A convolutional neural network for prestack fracture detection
Fractures are widely developed in hydrocarbon reservoirs and constitute the accumulation spaces and transport channels of oil and gas. Fracture detection is a fundamental task for reservoir characterization. From prestack seismic gathers, anisotropic analysis and inversion were commonly applied to characterize the dominant orientations and relative intensities of fractures. However, the existing methods were mostly based on the vertical aligned facture hypothesis, it is impossible for them to recognize fracture dip. Furthermore, it is difficult or impractical for existing methods to attain the real fracture densities. Based on data-driven deep learning, this paper designed a convolutional neural network to perform prestack fracture detection. Capitalizing on the connections between seismic responses and fracture parameters, a suitable azimuth dataset was firstly generated through fracture effective medium modeling and anisotropic plane wave analyzing. Then a multi-input and multi-output convolutional neural network was constructed to simultaneously detect fracture density, dip and strike azimuth. The application on a practical survey validated the effectiveness of the proposed CNN model.
💡 Research Summary
The paper addresses a long‑standing limitation in prestack seismic fracture characterization: conventional anisotropic analysis and inversion techniques assume that fractures are vertically aligned, which prevents the detection of fracture dip and makes it difficult to obtain true fracture densities. To overcome these constraints, the authors propose a data‑driven approach that leverages deep learning to simultaneously estimate fracture density, dip, and strike azimuth directly from prestack gathers.
First, a synthetic training set is generated using fracture effective‑medium modeling combined with anisotropic plane‑wave analysis. The authors model the subsurface as an effective medium whose elastic properties are perturbed by fractures characterized by three parameters: density (volume fraction of fractures), dip angle, and strike azimuth. By varying these parameters across realistic ranges and simulating wave propagation for multiple source‑receiver offsets and azimuths, they produce a large library of 3‑D prestack stacks. Each stack is labeled with the corresponding fracture parameters, thereby establishing a quantitative link between seismic response and fracture geometry.
Second, a multi‑input, multi‑output convolutional neural network (CNN) is designed. The network accepts a 3‑D tensor that stacks seismic traces over offset and azimuth dimensions, preserving the full angular information that traditional AVO workflows discard. The architecture consists of initial 3‑D convolutional layers for joint time‑space‑azimuth feature extraction, followed by residual blocks with skip connections to maintain gradient flow in a deep network. Three parallel regression heads predict fracture density, dip, and strike, each optimized with a mean‑squared‑error loss; the total loss is a weighted sum that balances the three objectives.
Training proceeds in a hybrid fashion.

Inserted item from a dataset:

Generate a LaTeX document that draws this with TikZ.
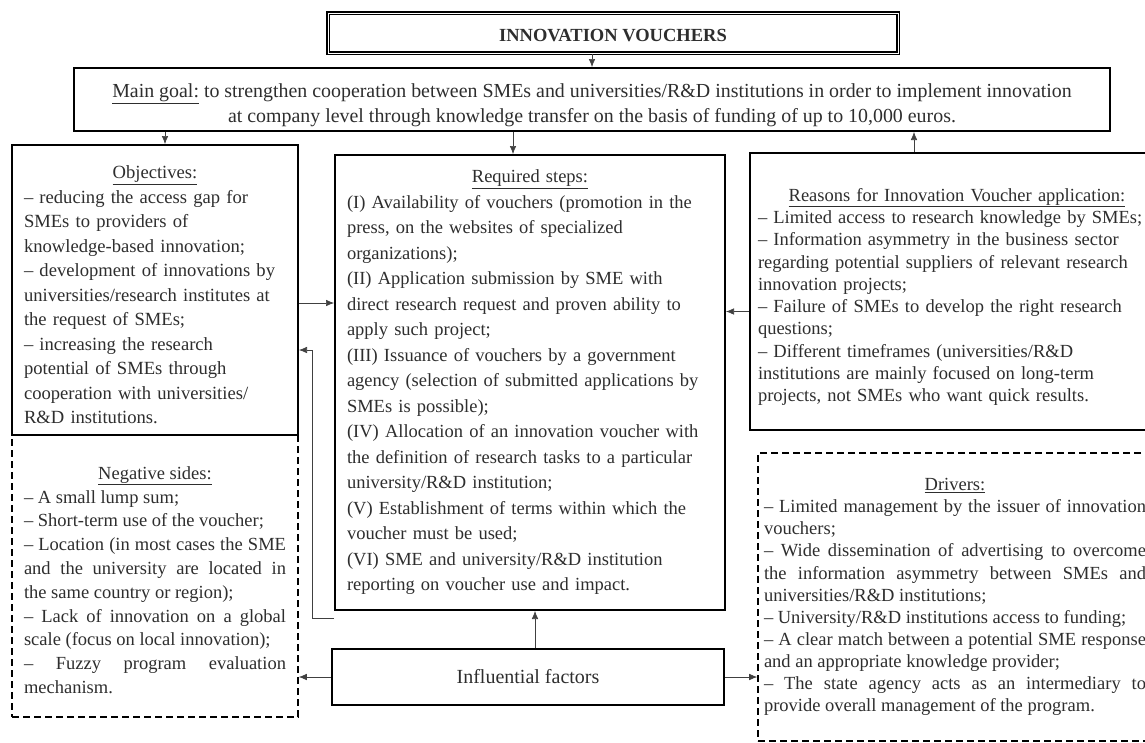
\documentclass[tikz,border=0pt]{standalone}
\usepackage{fontspec}
\setmainfont{Liberation Serif}
\usepackage{tikz}
\usetikzlibrary{arrows.meta}
\setlength{\parindent}{0pt}
\definecolor{inkgray}{HTML}{2E2E2E}

\begin{document}
\begin{tikzpicture}[x=1pt, y=-1pt,
		box/.style={draw=black, line width=1.6pt, text=inkgray, inner sep=0pt},
		dashbox/.style={box, dash pattern=on 7pt off 4pt},
		bodytext/.style={font=\fontsize{18.5}{25.3}\selectfont},
		link/.style={-{Latex[length=8pt, width=6.5pt]}, draw=black!75, line width=0.6pt}]
		\useasboundingbox[fill=white] (0,0) rectangle (1145,742);
		% Boxes:
		\node[box, double=white, double distance=1pt, line width=1.5pt, minimum width=570, minimum height=40, text height=17pt, font=\fontsize{18.5}{22}\selectfont\bfseries](title) at (613, 33){INNOVATION VOUCHERS};
		\node[box, line width=2pt, align=center, minimum width=1036, minimum height=63, text height=50pt, font=\fontsize{19.9}{25}\selectfont](main) at (592, 99.5){\underline{Main goal:} to strengthen cooperation between SMEs and universities/R\&D institutions in order to implement innovation\\at company level through knowledge transfer on the basis of funding of up to 10,000 euros.};
		\node[box, line width=2pt, text width=262pt, align=left, minimum width=286, minimum height=290, text height=23pt, font=\fontsize{18.6}{24.5}\selectfont](obj) at (155, 290){\makebox[\hsize]{\underline{Objectives:}}\\
			-- reducing the access gap for\\SMEs to providers of\\knowledge-based innovation;\\
			-- development of innovations by\\universities/research institutes at\\the request of SMEs;\\
			-- increasing the research\\potential of SMEs through\\cooperation with universities/\\R\&D institutions.};
		\node[box, line width=2pt, text width=366pt, align=left, minimum width=390, minimum height=455, font=\fontsize{18.5}{25.5}\selectfont](req) at (530, 382.5){\makebox[\hsize]{\underline{Required steps:}}\\
			(I) Availability of vouchers (promotion in the\\press, on the websites of specialized\\organizations);\\
			(II) Application submission by SME with\\direct research request and proven ability to\\apply such project;\\
			(III) Issuance of vouchers by a government\\agency (selection of submitted applications by\\SMEs is possible);\\
			(IV) Allocation of an innovation voucher with\\the definition of research tasks to a particular\\university/R\&D institution;\\
			(V) Establishment of terms within which the\\voucher must be used;\\
			(VI) SME and university/R\&D institution\\reporting on voucher use and impact.};
		\node[box, text width=398pt, align=left, minimum width=414, minimum height=277, text height=24pt, font=\fontsize{18.5}{22.3}\selectfont](reas) at (957, 291.5){\makebox[\hsize]{\underline{Reasons for Innovation Voucher application:}}\\
			-- Limited access to research knowledge by SMEs;\\
			-- Information asymmetry in the business sector\\regarding potential suppliers of relevant research\\innovation projects;\\
			-- Failure of SMEs to develop the right research\\questions;\\
			-- Different timeframes (universities/R\&D\\institutions are mainly focused on long-term\\projects, not SMEs who want quick results.};
		\node[dashbox, text width=262pt, align=justify, minimum width=286, minimum height=282, text height=21pt, font=\fontsize{18.5}{23.8}\selectfont](neg) at (155, 576){\makebox[\hsize]{\underline{Negative sides:}}\\
			-- A small lump sum;\\
			-- Short-term use of the voucher;\\
			-- Location (in most cases the SME\linebreak and the university are located in\linebreak the same country or region);\\
			-- Lack of innovation on a global\linebreak scale (focus on local innovation);\\
			-- Fuzzy program evaluation\linebreak mechanism.};
		\node[dashbox, text width=382pt, align=justify, minimum width=394, minimum height=288, font=\fontsize{18.5}{22.1}\selectfont](drv) at (955, 597){\makebox[\hsize]{\underline{Drivers:}}\\
			-- Limited management by the issuer of innovation\linebreak vouchers;\\
			-- Wide dissemination of advertising to overcome\linebreak the information asymmetry between SMEs and\linebreak universities/R\&D institutions;\\
			-- University/R\&D institutions access to funding;\\
			-- A clear match between a potential SME response\linebreak and an appropriate knowledge provider;\\
			-- The state agency acts as an intermediary to\linebreak provide overall management of the program.};
		\node[box, line width=2.4pt, minimum width=392, minimum height=56, font=\fontsize{20}{24}\selectfont](infl) at (528, 677){Influential factors};
		% Connectors:
		\draw[link] (title.south -| main.north) -- (main.north);
		\draw[link] ([xshift=10pt]obj.north |- main.south) -- ([xshift=10pt]obj.north);
		\draw[link] ([xshift=-17pt]req.north |- main.south) -- ([xshift=-17pt]req.north);
		\draw[link] ([xshift=-43pt]reas.north) -- ([xshift=-43pt]reas.north |- main.south);
		\draw[link] ([yshift=-13pt]obj.east) -- ([yshift=-13pt]obj.east -| req.west);
		\draw[link] ([yshift=-20pt]reas.west) -- ([yshift=-20pt]reas.west -| req.east);
		\draw[link] ([yshift=-7pt]req.south west) -- ++(-22,0) |- ([yshift=-60pt]obj.east);
		\draw[link] ([xshift=7pt]infl.north) -- ([xshift=7pt]infl.north |- req.south);
		\draw[link] (infl.west) -- (infl.west -| neg.east);
		\draw[link] (infl.east) -- (infl.east -| drv.west);
	\end{tikzpicture}
\end{document}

Purely synthetic data, which cover the entire parameter space, are used to teach the network the fundamental physics of fracture‑induced anisotropy. A smaller set of field data, containing realistic noise, multiple‑path effects, and acquisition irregularities, is then employed for fine‑tuning, ensuring that the model adapts to the statistical characteristics of actual surveys.
The authors evaluate the method on two fronts. In synthetic tests, the CNN achieves mean absolute errors of 0.018 for density (dimensionless), 4.7° for dip, and 9.3° for strike, outperforming conventional AVO‑inversion by a substantial margin. In a real‑world North Sea marine survey, the model successfully recovers spatially coherent dip patterns and provides quantitative density maps that agree with independent well‑log and core‑sample observations, whereas traditional methods only yield qualitative orientation trends.
Key contributions of the work include: (1) a physics‑based synthetic data generation pipeline that captures the full azimuthal response of fractures; (2) a novel multi‑input, multi‑output CNN architecture that directly ingests prestack data and outputs three continuous fracture attributes; (3) a hybrid training strategy that blends synthetic completeness with field realism, demonstrating practical applicability.
The paper also acknowledges limitations. The effective‑medium model assumes planar, uniformly oriented fractures, which may not represent complex fracture networks or heterogeneous lithologies. Over‑fitting remains a risk when the synthetic library dominates training, suggesting the need for regularization techniques such as transfer learning or domain adaptation. Future research directions proposed include extending the model to multi‑scale fracture systems, incorporating additional geophysical attributes (e.g., shear‑wave data), and developing lightweight network variants for near‑real‑time interpretation.
Overall, the study presents a compelling case for using deep learning to break the vertical‑alignment barrier in prestack fracture detection, delivering more accurate and physically meaningful estimates of fracture geometry that can enhance reservoir characterization and production planning.